Problem details. Print only the lines from the top of the data through the line with "(30,734) rectangle (602,749);", both included, skipping every picture.

§

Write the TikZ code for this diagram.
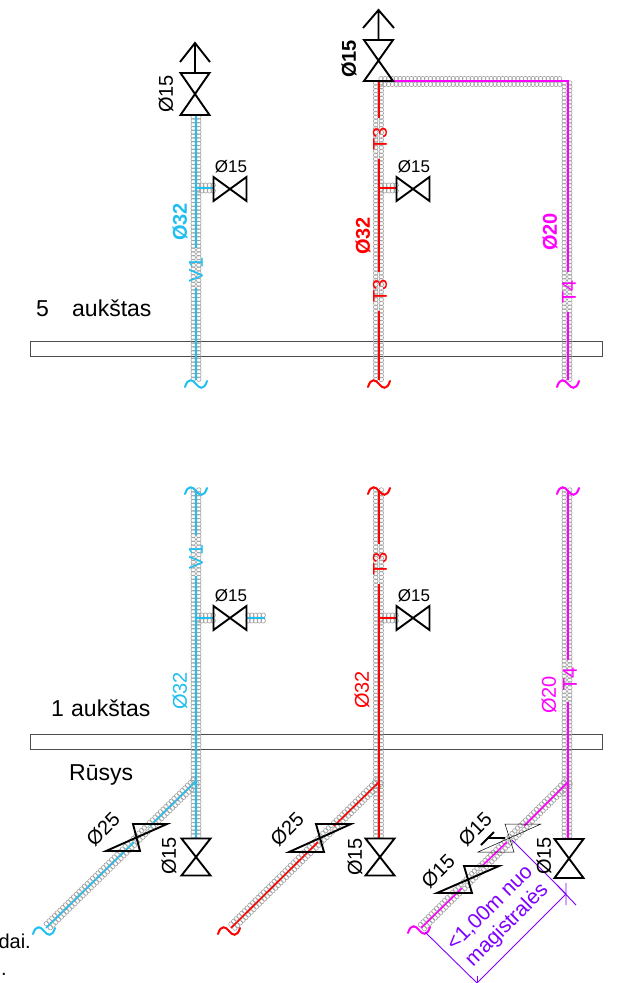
\documentclass[tikz,border=0pt]{standalone}
\usepackage{fontspec}
\setmainfont{Liberation Sans}
\usetikzlibrary{calc}
\definecolor{pv}{HTML}{1FBFEF}
\definecolor{pt}{HTML}{FF0000}
\definecolor{pf}{HTML}{FF00FF}
\definecolor{dimc}{HTML}{8000FF}
\definecolor{ins}{HTML}{A0A0A0}
\tikzset{
 lab/.style={font=\fontsize{20}{20}\selectfont,inner sep=0pt,text=black},
 labb/.style={font=\fontsize{20}{20}\selectfont\bfseries,inner sep=0pt,text=black},
 labsm/.style={font=\fontsize{17}{17}\selectfont,inner sep=0pt,text=black},
 floor/.style={font=\fontsize{23}{23}\selectfont,inner sep=0pt,text=black,anchor=base west},
 vvalve/.style={draw=black,line width=1.9pt,line join=miter},
 slab/.style={draw=black!70,line width=1pt},
 brk/.style={line width=2pt,line cap=round},
 core/.style={line width=1.5pt},
 dimline/.style={draw=dimc,line width=0.9pt},
}
% insulation: two rows of small rings along a segment
\newcommand{\insul}[4]{%
 \pgfmathsetmacro\insdx{#3-(#1)}%
 \pgfmathsetmacro\insdy{#2-(#4)}%
 \pgfmathsetmacro\insa{atan2(\insdy,\insdx)}%
 \pgfmathtruncatemacro\insn{veclen(\insdx,\insdy)/3.8}%
 \foreach \i in {0,...,\insn}{
  \draw[ins,line width=0.6pt] ($(#1,#2)+(\insa:\i*3.8pt)+(\insa+90:2.8pt)$) circle[radius=2.3pt];
  \draw[ins,line width=0.6pt] ($(#1,#2)+(\insa:\i*3.8pt)+(\insa-90:2.8pt)$) circle[radius=2.3pt];
 }}
\newcommand{\brkmark}[3]{%
 \draw[brk,#3] (#1-11,#2+3) .. controls (#1-8,#2-7) and (#1-3,#2-4) .. (#1,#2) .. controls (#1+3,#2+4) and (#1+8,#2+7) .. (#1+11,#2-3);}
% vertical bowtie valve, centre c
\newcommand{\vval}[3]{\draw[vvalve] (#1-14.5,#2-#3) -- (#1+14.5,#2-#3) -- (#1-14.5,#2+#3) -- (#1+14.5,#2+#3) -- cycle;}
% horizontal bowtie valve
\newcommand{\hval}[2]{\draw[vvalve] (#1-16.5,#2-12) -- (#1-16.5,#2+12) -- (#1+16.5,#2-12) -- (#1+16.5,#2+12) -- cycle;}
\begin{document}
\begin{tikzpicture}[x=1pt,y=-1pt]
\useasboundingbox (0,0) rectangle (618,983);
\fill[white] (0,0) rectangle (618,983);

% slabs
\draw[slab] (30,341) rectangle (602,356);
\draw[slab] (30,734) rectangle (602,749);

% insulation
\insul{196}{117}{196}{380}
\insul{378.5}{83}{378.5}{380}
\insul{381}{81.5}{563}{81.5}
\insul{567}{83}{567}{380}
\insul{198}{188}{214}{188}
\insul{381}{188}{397}{188}
\insul{196}{490}{196}{836}
\insul{378.5}{490}{378.5}{836}
\insul{567}{490}{567}{836}
\insul{198}{618}{214}{618}
\insul{248}{618}{264}{618}
\insul{381}{618}{397}{618}
\insul{195}{782}{46}{928}
\insul{379}{782}{231}{928}
\insul{568}{782}{421}{928}

% coloured cores
\draw[pv,core] (196,115) -- (196,248) (196,288) -- (196,380);
\draw[pv,core] (196,188) -- (213,188);
\draw[pv,core] (196,490) -- (196,535) (196,576) -- (196,838);
\draw[pv,core] (196,618) -- (213,618) (247,618) -- (265,618);
\draw[pv,core] (195,782) -- (150,826) (134,842) -- (46,928);
\draw[pt,core] (379,81) -- (379,118) (379,159) -- (379,272) (379,311) -- (379,380);
\draw[pt,core] (379,188) -- (397,188);
\draw[pt,core] (379,490) -- (379,544) (379,584) -- (379,838);
\draw[pt,core] (379,618) -- (397,618);
\draw[pt,core] (379,782) -- (334,826) (318,842) -- (231,928);
\draw[pf,core] (379,81) -- (568,81) -- (568,272) (568,312) -- (568,380);
\draw[pf,core] (568,490) -- (568,660) (568,702) -- (568,838);
\draw[pf,core] (568,782) -- (524,826) (507,842) -- (482,866) (462,888) -- (421,928);

% breaks
\brkmark{196}{384}{pv}
\brkmark{379}{384}{pt}
\brkmark{568}{384}{pf}
\brkmark{196}{491}{pv}
\brkmark{379}{491}{pt}
\brkmark{568}{491}{pf}
\brkmark{44}{931}{pv}
\brkmark{229}{931}{pt}
\brkmark{419}{930}{pf}

% valves upper
\vval{195}{94}{21}
\draw[vvalve] (195,73) -- (195,43) (180,62) -- (195,43) -- (210,62);
\vval{378.5}{60.5}{20.5}
\draw[vvalve] (378.5,40) -- (378.5,10) (363,28) -- (378.5,10) -- (394,28);
\hval{230}{189}
\hval{413}{189}
% valves lower
\hval{230}{618}
\hval{413}{618}
\vval{196}{857}{18.5}
\vval{380}{857}{18.5}
\vval{569}{858.5}{19.5}
% angled valves
\draw[vvalve] (106,851) -- (140,851) -- (133,824) -- (167,824) -- cycle;
\draw[vvalve] (289,852) -- (324,852) -- (316,824) -- (351,824) -- cycle;
\draw[draw=black,line width=0.5pt] (478,852) -- (514,852) -- (505,824) -- (541,824) -- cycle;
\draw[vvalve] (437,893) -- (472,893) -- (464,866) -- (499,866) -- cycle;
\draw[vvalve] (481,845) -- (494,832) (488,838) -- (505,838);

% dimension
\coordinate (da) at (512,840);
\coordinate (db) at (566,894);
\coordinate (dc) at (477,983);
\coordinate (dd) at (425,932);
\draw[dimline] (da) -- (db) -- (dc) -- (dd);
\draw[dimline] (566,883) -- (566,905) (557,885) -- (576,905);
\draw[dimline] (477,976) -- (477,983);
\node[font=\fontsize{21}{24}\selectfont,text=dimc,align=center,rotate=45,inner sep=0pt] (dimtxt) at (499,917) {<1,00m nuo\\magistralės};

% labels
\node[lab,rotate=90] (l1) at (166,94) {Ø15};
\node[labsm] (l2) at (231,167) {Ø15};
\node[labb,rotate=90,text=pv] (l3) at (180,222) {Ø32};
\node[lab,rotate=90,text=pv] (l4) at (196,270) {V1};
\node[labb,rotate=90] (l5) at (349,59) {Ø15};
\node[lab,rotate=90,text=pt] (l6) at (380,139) {T3};
\node[labsm] (l7) at (414,167) {Ø15};
\node[labb,rotate=90,text=pt] (l8) at (363,236) {Ø32};
\node[lab,rotate=90,text=pt] (l9) at (380,291) {T3};
\node[labb,rotate=90,text=pf] (l10) at (550,232) {Ø20};
\node[lab,rotate=90,text=pf] (l11) at (569,292) {T4};
\node[floor] (f5) at (36,316) {5};
\node[floor] (f5b) at (72,316) {aukštas};
\node[lab,rotate=90,text=pv] (l12) at (196,557) {V1};
\node[labsm] (l13) at (231,596) {Ø15};
\node[lab,rotate=90,text=pt] (l14) at (380,564) {T3};
\node[labsm] (l15) at (414,596) {Ø15};
\node[lab,rotate=90,text=pv] (l16) at (180,691) {Ø32};
\node[lab,rotate=90,text=pt] (l17) at (362,690) {Ø32};
\node[lab,rotate=90,text=pf] (l18) at (549,695) {Ø20};
\node[lab,rotate=90,text=pf] (l19) at (570,679) {T4};
\node[floor] (f1) at (51,716) {1};
\node[floor] (f1b) at (71,716) {aukštas};
\node[floor] (r) at (69,780) {Rūsys};
\node[lab,rotate=45] (l20) at (103,829) {Ø25};
\node[lab,rotate=90] (l21) at (169,856) {Ø15};
\node[lab,rotate=45] (l22) at (287,829) {Ø25};
\node[lab,rotate=90] (l23) at (355,857) {Ø15};
\node[lab,rotate=45] (l24) at (475,829) {Ø15};
\node[lab,rotate=45] (l25) at (438,871) {Ø15};
\node[lab,rotate=90] (l26) at (544,856) {Ø15};
\node[font=\fontsize{20}{20}\selectfont,inner sep=0pt,anchor=base east] (t1) at (31,948) {dai.};
\node[font=\fontsize{20}{20}\selectfont,inner sep=0pt,anchor=base east] (t2) at (7,975) {.};
\end{tikzpicture}
\end{document}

§

In response.
Write the TikZ code for this diagram.
\documentclass[tikz,border=0pt]{standalone}
\usepackage{fontspec}
\setmainfont{Liberation Sans}
\usetikzlibrary{calc}
\definecolor{pv}{HTML}{1FBFEF}
\definecolor{pt}{HTML}{FF0000}
\definecolor{pf}{HTML}{FF00FF}
\definecolor{dimc}{HTML}{8000FF}
\definecolor{ins}{HTML}{A0A0A0}
\tikzset{
 lab/.style={font=\fontsize{20}{20}\selectfont,inner sep=0pt,text=black},
 labb/.style={font=\fontsize{20}{20}\selectfont\bfseries,inner sep=0pt,text=black},
 labsm/.style={font=\fontsize{17}{17}\selectfont,inner sep=0pt,text=black},
 floor/.style={font=\fontsize{23}{23}\selectfont,inner sep=0pt,text=black,anchor=base west},
 vvalve/.style={draw=black,line width=1.9pt,line join=miter},
 slab/.style={draw=black!70,line width=1pt},
 brk/.style={line width=2pt,line cap=round},
 core/.style={line width=1.5pt},
 dimline/.style={draw=dimc,line width=0.9pt},
}
% insulation: two rows of small rings along a segment
\newcommand{\insul}[4]{%
 \pgfmathsetmacro\insdx{#3-(#1)}%
 \pgfmathsetmacro\insdy{#2-(#4)}%
 \pgfmathsetmacro\insa{atan2(\insdy,\insdx)}%
 \pgfmathtruncatemacro\insn{veclen(\insdx,\insdy)/3.8}%
 \foreach \i in {0,...,\insn}{
  \draw[ins,line width=0.6pt] ($(#1,#2)+(\insa:\i*3.8pt)+(\insa+90:2.8pt)$) circle[radius=2.3pt];
  \draw[ins,line width=0.6pt] ($(#1,#2)+(\insa:\i*3.8pt)+(\insa-90:2.8pt)$) circle[radius=2.3pt];
 }}
\newcommand{\brkmark}[3]{%
 \draw[brk,#3] (#1-11,#2+3) .. controls (#1-8,#2-7) and (#1-3,#2-4) .. (#1,#2) .. controls (#1+3,#2+4) and (#1+8,#2+7) .. (#1+11,#2-3);}
% vertical bowtie valve, centre c
\newcommand{\vval}[3]{\draw[vvalve] (#1-14.5,#2-#3) -- (#1+14.5,#2-#3) -- (#1-14.5,#2+#3) -- (#1+14.5,#2+#3) -- cycle;}
% horizontal bowtie valve
\newcommand{\hval}[2]{\draw[vvalve] (#1-16.5,#2-12) -- (#1-16.5,#2+12) -- (#1+16.5,#2-12) -- (#1+16.5,#2+12) -- cycle;}
\begin{document}
\begin{tikzpicture}[x=1pt,y=-1pt]
\useasboundingbox (0,0) rectangle (618,983);
\fill[white] (0,0) rectangle (618,983);

% slabs
\draw[slab] (30,341) rectangle (602,356);
\draw[slab] (30,734) rectangle (602,749);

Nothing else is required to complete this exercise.